What I Like about Living in Fayetteville So Far

 (1) The weather. We're only fifty miles north of where we used to live, but the weather is so much better. Clearer, crisper air, about five degrees cooler on the average, and one beautiful day after the next. Well, we did have that tiny tornado on Easter Sunday. But other than that!

(2) The library. So many books! Also, it's three stories tall and I need books on all three levels (first floor is where the holds are picked up, second is the fiction, third is the large print and non-fiction), so why join a gym when I can just go to the library. 

Downside: everyone in town loves the library as much as I do, as it not only has a ton of books but also programs for every age group -- story hour, cooking classes, yoga -- all day long. So sometimes it is not just hard but impossible to find parking at the library, despite the three-story parking garage and auxiliary parking out back. I mean, this is good, I love a city where people love the library; but it's a little frustrating when I have to leave without going in because I can't park.

(3) The Co-Op, or Ozark Natural Foods Co-op. Locally owned and supported by residents, the Co-Op provides "locally grown, responsibly sourced" food, some of it from local farmers and artisans. I could live on their chicken pies. The kid says I already do.

(4) The infrastructure. Fayetteville is inhabited by people who care about the community. It's a city being built for and run by the people (who are pretty much 90% progressive). So we have bike and walking trails and parks everywhere, recycling not just permitted by encouraged, green spaces (though not as many as there used to be), that library, and a planning board that thinks about the aesthetics of the town, not just giving tax breaks to billionaires. You don't know what most cities are like until you live in a city that makes sense.
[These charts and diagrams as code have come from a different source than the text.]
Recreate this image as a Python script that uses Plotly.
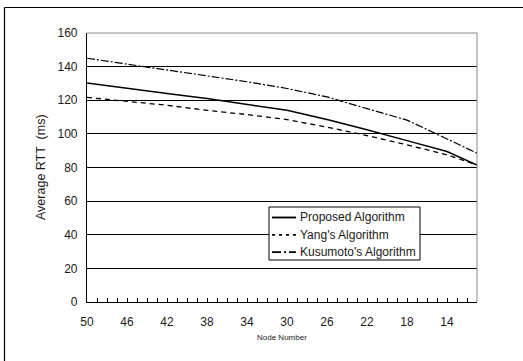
import plotly.graph_objects as go

nodes = [50, 46, 42, 38, 34, 30, 26, 22, 18, 14, 11]
proposed = [130.3, 127.0, 124.0, 121.0, 117.5, 114.0, 108.5, 102.5, 96.0, 89.5, 81.5]
yang = [121.7, 119.5, 117.0, 114.0, 111.5, 108.5, 104.0, 99.0, 93.5, 87.5, 81.5]
kusumoto = [145.0, 141.5, 138.0, 134.5, 131.0, 127.0, 122.0, 115.0, 108.2, 97.0, 88.5]
series_names = ["Proposed Algorithm", "Yang's Algorithm", "Kusumoto's Algorithm"]
x_tick_labels = [50, 46, 42, 38, 34, 30, 26, 22, 18, 14]
y_ticks = [0, 20, 40, 60, 80, 100, 120, 140, 160]

W, H = 523, 361
L, R, T, B = 87, 46, 33, 59
pw, ph = W - L - R, H - T - B

def px(x):
    return (x - L) / pw

def py(y):
    return (H - B - y) / ph

FONT = "Liberation Sans, Arial, sans-serif"
TXT = "#1a1a1a"
dashes = ["solid", "5px,4px", "8px,2px,2px,2px"]
legend_dashes = ["solid", "3px,4px", "9px,3px,2px,3px"]
widths = [1.5, 1.3, 1.2]

fig = go.Figure()
for name, ys, d, w in zip(series_names, [proposed, yang, kusumoto], dashes, widths):
    fig.add_trace(go.Scatter(x=nodes, y=ys, mode="lines", name=name,
                             line=dict(color="black", width=w, dash=d)))

fig.update_layout(
    width=W, height=H,
    margin=dict(l=L, r=R, t=T, b=B, pad=0),
    paper_bgcolor="white", plot_bgcolor="white",
    font=dict(family=FONT, color=TXT, size=12),
    showlegend=False,
    xaxis=dict(range=[50, 11], autorange=False,
               tickvals=x_tick_labels, ticktext=[str(v) for v in x_tick_labels],
               ticks="inside", ticklen=4, tickcolor="black", tickwidth=1,
               minor=dict(dtick=1, tick0=0, ticks="inside", ticklen=4, tickcolor="black", tickwidth=1,
                          showgrid=False),
               showgrid=False, zeroline=False, showline=True, linecolor="black", linewidth=1.2,
               tickfont=dict(size=12, family=FONT, color=TXT), ticklabelstandoff=8),
    yaxis=dict(range=[0, 160], autorange=False, tickvals=y_ticks,
               showgrid=True, gridcolor="black", gridwidth=1,
               zeroline=False, showline=True, linecolor="black", linewidth=1.2,
               ticks="", tickfont=dict(size=12, family=FONT, color=TXT), ticklabelstandoff=6),
)

# plot area top/right border (gray)
fig.add_shape(type="line", xref="paper", yref="paper", x0=0, x1=1, y0=1, y1=1,
              line=dict(color="#8a8a8a", width=1))
fig.add_shape(type="line", xref="paper", yref="paper", x0=1, x1=1, y0=0, y1=1,
              line=dict(color="#8a8a8a", width=1))
# outer chart frame (left and top visible)
fig.add_shape(type="line", xref="paper", yref="paper", x0=px(4.5), x1=px(530), y0=py(7.5), y1=py(7.5),
              line=dict(color="black", width=1.2))
fig.add_shape(type="line", xref="paper", yref="paper", x0=px(4.5), x1=px(4.5), y0=py(7.5), y1=py(370),
              line=dict(color="black", width=1.2))

# custom legend box
lx0, lx1, ly0, ly1 = 269, 420, 207, 260
fig.add_shape(type="rect", xref="paper", yref="paper", x0=px(lx0), x1=px(lx1), y0=py(ly0), y1=py(ly1),
              line=dict(color="black", width=1), fillcolor="white", layer="above")
for i, (name, d, w) in enumerate(zip(series_names, legend_dashes, widths)):
    yy = 217.5 + i * 17.3
    fig.add_shape(type="line", xref="paper", yref="paper", x0=px(272), x1=px(296), y0=py(yy), y1=py(yy),
                  line=dict(color="black", width=w + 0.4, dash=d), layer="above")
    fig.add_annotation(text=name, xref="paper", yref="paper", x=px(298), y=py(yy),
                       showarrow=False, font=dict(size=12, family=FONT, color=TXT),
                       xanchor="left", yanchor="middle")

fig.add_annotation(text="Average RTT  (ms)", xref="paper", yref="paper", x=px(41), y=py(167),
                   textangle=-90, showarrow=False, font=dict(size=12.5, family=FONT, color=TXT),
                   xanchor="center", yanchor="middle")
fig.add_annotation(text="Node Number", xref="paper", yref="paper", x=px(282), y=py(337),
                   showarrow=False, font=dict(size=8, family=FONT, color=TXT),
                   xanchor="center", yanchor="middle")

fig.write_html("out.html")
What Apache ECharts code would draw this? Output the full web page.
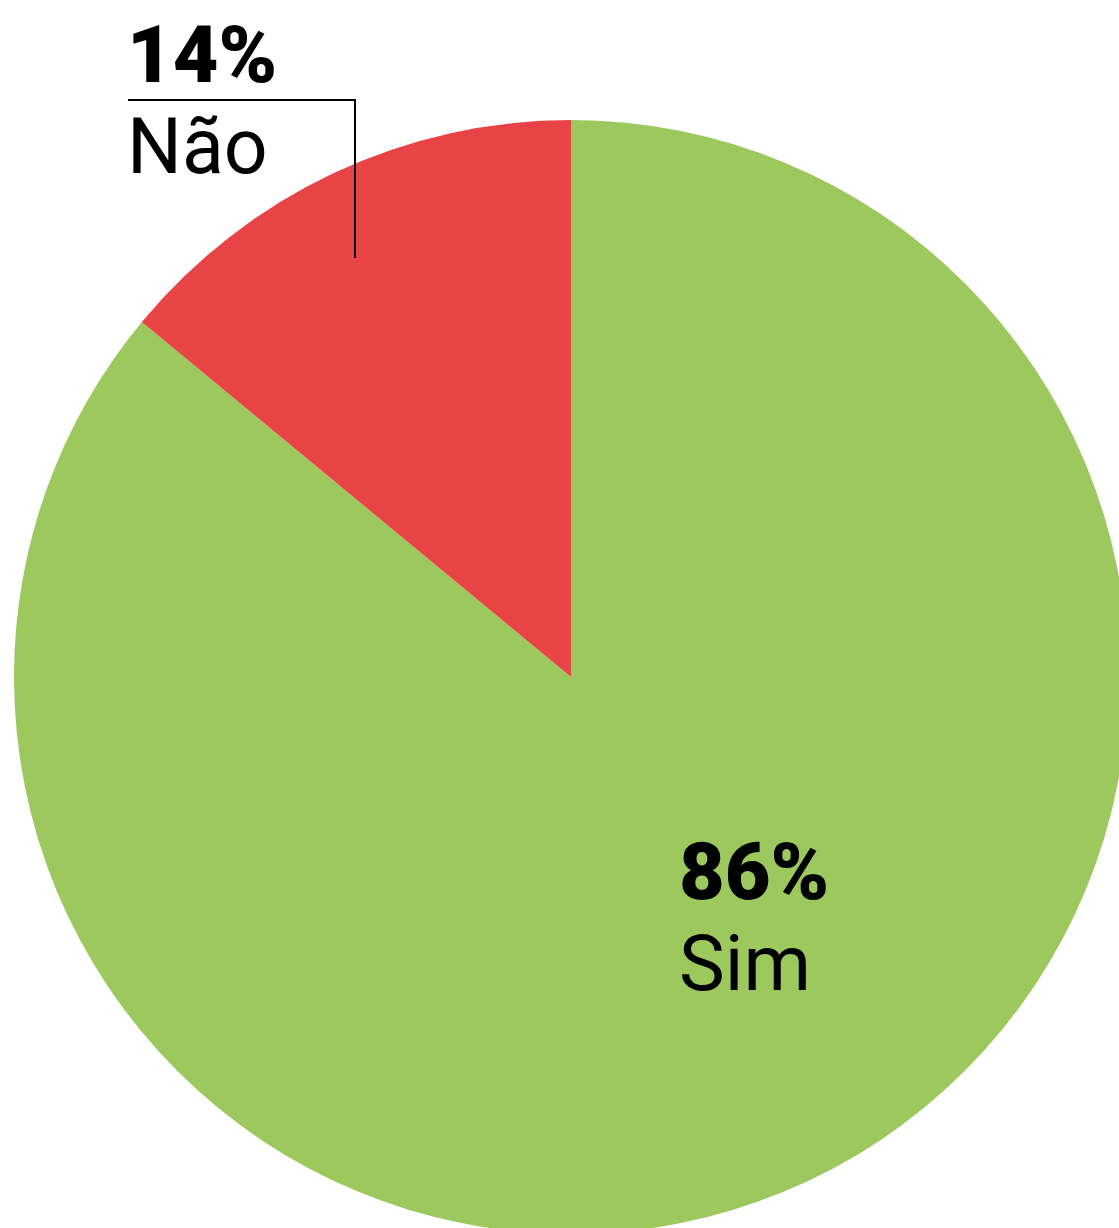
<!DOCTYPE html>
<html>
<head>
<meta charset="utf-8">
<script src="https://cdn.jsdelivr.net/npm/echarts@6/dist/echarts.min.js"></script>
<style>
  html, body { margin: 0; padding: 0; background: #fff; }
  #chart { width: 1119px; height: 1228px; }
</style>
</head>
<body>
<div id="chart"></div>
<script>
// dados
const categories = ["Sim", "Não"];
const values = [86, 14];
const colors = ["#9CC85E", "#E84446"];

let chart = echarts.init(document.getElementById("chart"));

chart.setOption({
  animation: false,
  // linha de chamada do rótulo "Não" (por cima da fatia)
  graphic: [
    {
      type: "polyline",
      z: 100,
      shape: { points: [[355, 258], [355, 100], [128, 100]] },
      style: { stroke: "#000", lineWidth: 2, fill: null }
    }
  ],
  series: [
    {
      type: "pie",
      center: [571, 677],
      radius: 557,
      startAngle: 90,
      clockwise: true,
      emphasis: { disabled: true },
      data: categories.map((name, i) => ({
        name: name,
        value: values[i],
        itemStyle: { color: colors[i] }
      })),
      label: {
        show: true,
        color: "#000",
        fontFamily: "Roboto",
        formatter: "{p|{c}%}\n{n|{b}}",
        rich: {
          p: { fontSize: 79, fontWeight: 900, lineHeight: 90, fontFamily: "Roboto", color: "#000" },
          n: { fontSize: 77, lineHeight: 94, fontFamily: "Roboto", color: "#000" }
        }
      },
      labelLine: { show: false },
      // posição dos rótulos
      labelLayout: function (params) {
        if (params.dataIndex === 1) {
          return { x: 127, y: 17, align: "left", verticalAlign: "top" };
        }
        return { x: 679, y: 834, align: "left", verticalAlign: "top" };
      }
    }
  ]
});
</script>
</body>
</html>
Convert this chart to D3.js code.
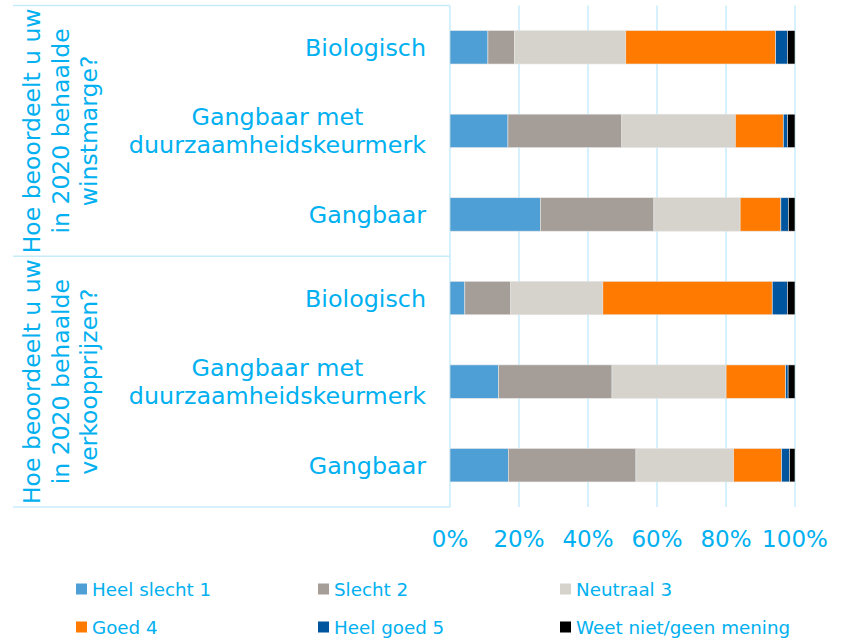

There's also free public transit, funded by the university and the city, but only in certain areas.  If you don't happen to live in those areas, the free public transit isn't that useful. Nor does it really keep students from bringing their cars to school and then driving like toddlers around the city, sadly. (We do have a lot of rich kids from Texas whose daddies have bought them GIANT trucks and SUVs to tool around town in, and like many 18 year olds they have no sense of self-preservation.)

(5) The variety of restaurants. In Fort Smith, we had one good restaurant -- Las Americas -- and a couple of burger joints that were okay. The Chinese food sucked, the pizza sucked, the general American food restaurants were mediocre. Here, these are so many good restaurants that we are hard pressed to choose what we want. And there are other good ones we haven't even tried. Excellent pizza, outstanding Chinese food, diners, breakfast places. Amazing.

(6) The university. I'll admit I've only skirted the edge of this resource. Come fall, I plan to be studying Greek and Latin there. And there's a theater, a huge library, museums, an immense gym -- all of this will be accessible to me once I'm a student. Cannot wait.

(7) Bookstores. All Fort Smith had was Bibles a Million. Here, there's the Dickson Street Bookstore, as well as a Barnes and Noble, and several smaller secondhand shops. With the library, though I have less need of bookstores. And my purchases from Thrift Books have plummeted.

(8) Jeni's Ice cream. I can get it via Whole Foods but also through my local Harps. The kid accuses me of being obsessed, and I do admit I tend to horde pints of it. My favorites at the moment are the Cold Brew and Coconut Milk; Milk Chocolate; Darkest chocolate; Brown Butter Brickle; and Boston Cream pie. However, Jeni's is coming out with new flavors, which I await in anticipation.

(9) Bird song. There are so many more birds here. I love their singing, especially in the morning, though they sing all day. A hawk hunts the green space behind the house. Watching him hunt is beautiful. There's a rooster living next door, whose crowing charms me. There are more insects here too, which is why there are more birds, I suspect. Fort Smith residents tended to drench their yards with Round-Up, which killed off the insects, and maybe the birds that ate them. Though maybe the birds just left for better fields -- I did used to see birds in the park down by the river there.

(10) The children. There are children here, and they play outside. I could go weeks without seeing a child outside in the Fort. The kids here walk home from school, which is possible because most of the neighborhoods here have sidewalks. An ice cream truck trawls my neighborhood every day around 4:00. An ice cream truck! Do you know how long it's been since I saw one of those?

(11) Dogs. Partly this is because I live by the dog park, but I'm seeing so many dogs. All on leashes, I might add, again opposed to the Fort, where people let their dogs run wild. Also, hardly any of them are pit bulls. 

(12) My new house. It's on this quiet street not too far from a dog park. I have a deck. I have that marvelous view off the deck, of the green space behind the house. This neighborhood is also so quiet at night. It's wonderful. 

Junti Contemplates the Green Space



1 comment:

Anonymous said...

Your life sounds so amazing! Something I’d like in retirement in 15+ years….tho I can’t do the south, I need my New England. Glad you’re where you are!